• **DATA BLOCK**:
..........

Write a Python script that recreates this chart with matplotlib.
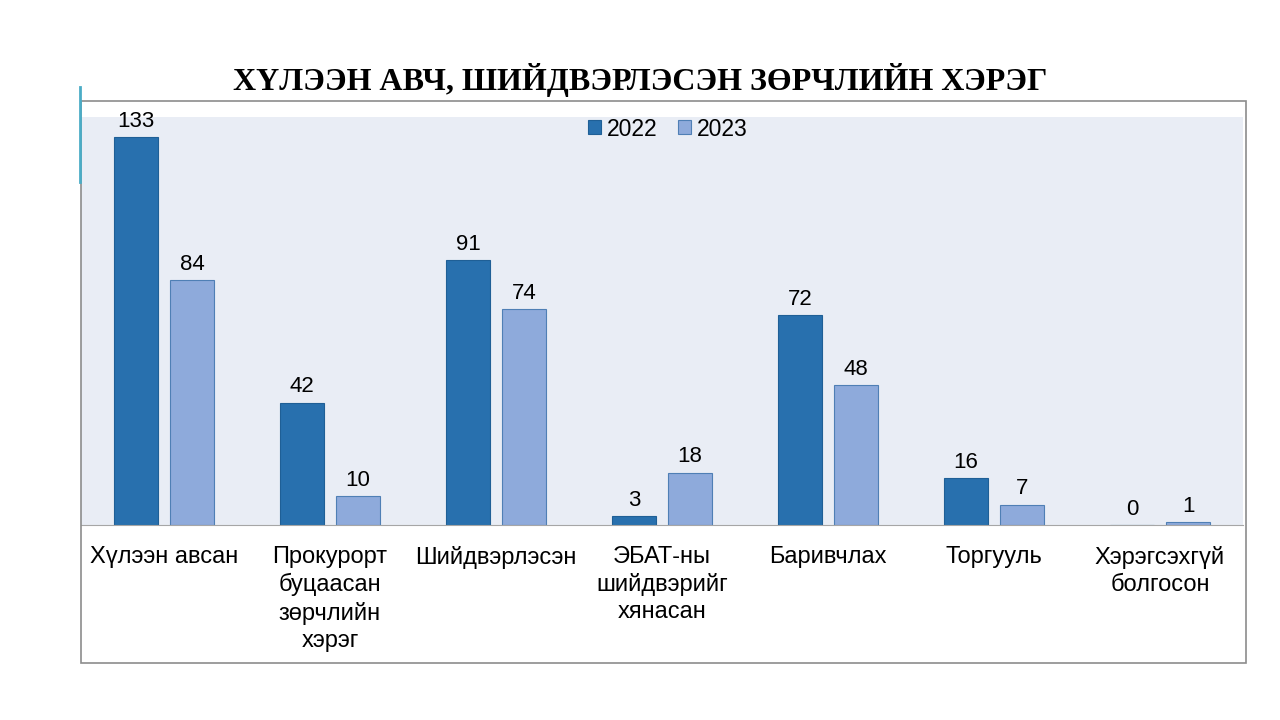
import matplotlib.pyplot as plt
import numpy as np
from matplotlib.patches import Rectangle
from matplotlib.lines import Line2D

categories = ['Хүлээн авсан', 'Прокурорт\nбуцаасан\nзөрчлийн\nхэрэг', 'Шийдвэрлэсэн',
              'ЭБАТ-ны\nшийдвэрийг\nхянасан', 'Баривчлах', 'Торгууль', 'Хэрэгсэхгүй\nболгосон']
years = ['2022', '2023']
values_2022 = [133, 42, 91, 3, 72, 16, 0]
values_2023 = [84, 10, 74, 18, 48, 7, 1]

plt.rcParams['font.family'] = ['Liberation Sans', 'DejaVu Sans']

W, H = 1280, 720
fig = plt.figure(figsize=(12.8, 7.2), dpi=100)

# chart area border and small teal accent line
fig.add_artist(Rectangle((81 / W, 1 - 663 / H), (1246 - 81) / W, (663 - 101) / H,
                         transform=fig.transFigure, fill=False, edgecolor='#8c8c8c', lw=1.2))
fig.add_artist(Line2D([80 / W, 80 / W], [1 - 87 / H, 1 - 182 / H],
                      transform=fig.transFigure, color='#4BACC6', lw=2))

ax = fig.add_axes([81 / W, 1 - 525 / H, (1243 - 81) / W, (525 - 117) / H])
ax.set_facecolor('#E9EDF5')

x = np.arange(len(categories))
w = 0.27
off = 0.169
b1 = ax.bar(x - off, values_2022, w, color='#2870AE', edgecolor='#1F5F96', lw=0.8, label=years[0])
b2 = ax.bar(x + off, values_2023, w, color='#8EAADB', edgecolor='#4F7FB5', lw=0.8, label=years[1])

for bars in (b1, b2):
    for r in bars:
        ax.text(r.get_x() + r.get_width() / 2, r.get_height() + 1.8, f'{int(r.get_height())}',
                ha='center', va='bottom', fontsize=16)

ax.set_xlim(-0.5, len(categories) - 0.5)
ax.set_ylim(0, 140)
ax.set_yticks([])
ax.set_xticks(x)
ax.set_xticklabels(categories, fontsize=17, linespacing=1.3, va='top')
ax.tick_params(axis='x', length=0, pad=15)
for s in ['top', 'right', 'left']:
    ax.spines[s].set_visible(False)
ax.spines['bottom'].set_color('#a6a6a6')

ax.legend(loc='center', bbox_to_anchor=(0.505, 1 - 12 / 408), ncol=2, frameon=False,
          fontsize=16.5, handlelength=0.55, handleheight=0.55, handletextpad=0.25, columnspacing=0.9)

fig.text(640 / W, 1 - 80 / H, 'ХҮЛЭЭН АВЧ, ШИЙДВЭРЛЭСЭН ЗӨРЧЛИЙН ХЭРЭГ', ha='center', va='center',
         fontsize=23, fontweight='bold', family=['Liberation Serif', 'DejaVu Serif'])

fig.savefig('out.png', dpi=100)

..........

• **EXERCISE REQUIREMENTS**:
Your task is to reproduce exactly the lines from the start of the data above through the line containing "fig = plt.figure(figsize=(12.8, 7.2), dpi=100)", leaving every picture out.

• **ANSWER TO THIS EXERCISE**:
Write a Python script that recreates this chart with matplotlib.
import matplotlib.pyplot as plt
import numpy as np
from matplotlib.patches import Rectangle
from matplotlib.lines import Line2D

categories = ['Хүлээн авсан', 'Прокурорт\nбуцаасан\nзөрчлийн\nхэрэг', 'Шийдвэрлэсэн',
              'ЭБАТ-ны\nшийдвэрийг\nхянасан', 'Баривчлах', 'Торгууль', 'Хэрэгсэхгүй\nболгосон']
years = ['2022', '2023']
values_2022 = [133, 42, 91, 3, 72, 16, 0]
values_2023 = [84, 10, 74, 18, 48, 7, 1]

plt.rcParams['font.family'] = ['Liberation Sans', 'DejaVu Sans']

W, H = 1280, 720
fig = plt.figure(figsize=(12.8, 7.2), dpi=100)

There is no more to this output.